----- COLLECTED DATA -----
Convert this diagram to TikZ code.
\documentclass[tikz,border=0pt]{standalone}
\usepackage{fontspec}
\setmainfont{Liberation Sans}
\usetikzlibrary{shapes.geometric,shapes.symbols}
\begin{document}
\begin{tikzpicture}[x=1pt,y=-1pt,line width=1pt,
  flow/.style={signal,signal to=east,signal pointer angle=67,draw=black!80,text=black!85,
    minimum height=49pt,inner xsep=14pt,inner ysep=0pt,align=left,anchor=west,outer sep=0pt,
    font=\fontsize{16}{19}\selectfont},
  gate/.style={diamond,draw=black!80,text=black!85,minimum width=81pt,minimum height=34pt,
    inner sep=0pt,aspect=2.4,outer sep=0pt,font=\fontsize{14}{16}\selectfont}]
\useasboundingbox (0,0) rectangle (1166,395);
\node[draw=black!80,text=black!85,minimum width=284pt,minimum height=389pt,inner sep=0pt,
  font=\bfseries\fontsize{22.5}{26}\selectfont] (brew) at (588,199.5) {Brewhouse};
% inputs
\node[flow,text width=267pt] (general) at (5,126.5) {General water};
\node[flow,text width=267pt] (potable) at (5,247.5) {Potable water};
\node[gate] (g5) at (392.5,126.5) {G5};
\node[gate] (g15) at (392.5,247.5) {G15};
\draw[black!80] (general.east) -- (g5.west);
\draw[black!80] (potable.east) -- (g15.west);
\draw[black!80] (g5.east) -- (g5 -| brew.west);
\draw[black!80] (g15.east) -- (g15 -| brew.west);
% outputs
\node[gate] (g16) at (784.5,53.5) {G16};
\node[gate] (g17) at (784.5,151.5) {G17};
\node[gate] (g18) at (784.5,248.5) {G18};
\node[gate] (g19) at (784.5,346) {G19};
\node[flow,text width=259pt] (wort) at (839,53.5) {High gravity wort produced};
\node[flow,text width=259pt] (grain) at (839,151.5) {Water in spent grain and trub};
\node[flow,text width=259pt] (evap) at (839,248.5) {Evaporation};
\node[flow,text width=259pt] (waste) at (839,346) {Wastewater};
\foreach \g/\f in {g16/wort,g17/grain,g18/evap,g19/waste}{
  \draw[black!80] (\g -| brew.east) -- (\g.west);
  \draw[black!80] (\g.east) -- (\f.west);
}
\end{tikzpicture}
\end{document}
-----
**WHAT IS REQUIRED:** All of the lines above need to be given again exactly.

**FINAL RESULT:**
Convert this diagram to TikZ code.
\documentclass[tikz,border=0pt]{standalone}
\usepackage{fontspec}
\setmainfont{Liberation Sans}
\usetikzlibrary{shapes.geometric,shapes.symbols}
\begin{document}
\begin{tikzpicture}[x=1pt,y=-1pt,line width=1pt,
  flow/.style={signal,signal to=east,signal pointer angle=67,draw=black!80,text=black!85,
    minimum height=49pt,inner xsep=14pt,inner ysep=0pt,align=left,anchor=west,outer sep=0pt,
    font=\fontsize{16}{19}\selectfont},
  gate/.style={diamond,draw=black!80,text=black!85,minimum width=81pt,minimum height=34pt,
    inner sep=0pt,aspect=2.4,outer sep=0pt,font=\fontsize{14}{16}\selectfont}]
\useasboundingbox (0,0) rectangle (1166,395);
\node[draw=black!80,text=black!85,minimum width=284pt,minimum height=389pt,inner sep=0pt,
  font=\bfseries\fontsize{22.5}{26}\selectfont] (brew) at (588,199.5) {Brewhouse};
% inputs
\node[flow,text width=267pt] (general) at (5,126.5) {General water};
\node[flow,text width=267pt] (potable) at (5,247.5) {Potable water};
\node[gate] (g5) at (392.5,126.5) {G5};
\node[gate] (g15) at (392.5,247.5) {G15};
\draw[black!80] (general.east) -- (g5.west);
\draw[black!80] (potable.east) -- (g15.west);
\draw[black!80] (g5.east) -- (g5 -| brew.west);
\draw[black!80] (g15.east) -- (g15 -| brew.west);
% outputs
\node[gate] (g16) at (784.5,53.5) {G16};
\node[gate] (g17) at (784.5,151.5) {G17};
\node[gate] (g18) at (784.5,248.5) {G18};
\node[gate] (g19) at (784.5,346) {G19};
\node[flow,text width=259pt] (wort) at (839,53.5) {High gravity wort produced};
\node[flow,text width=259pt] (grain) at (839,151.5) {Water in spent grain and trub};
\node[flow,text width=259pt] (evap) at (839,248.5) {Evaporation};
\node[flow,text width=259pt] (waste) at (839,346) {Wastewater};
\foreach \g/\f in {g16/wort,g17/grain,g18/evap,g19/waste}{
  \draw[black!80] (\g -| brew.east) -- (\g.west);
  \draw[black!80] (\g.east) -- (\f.west);
}
\end{tikzpicture}
\end{document}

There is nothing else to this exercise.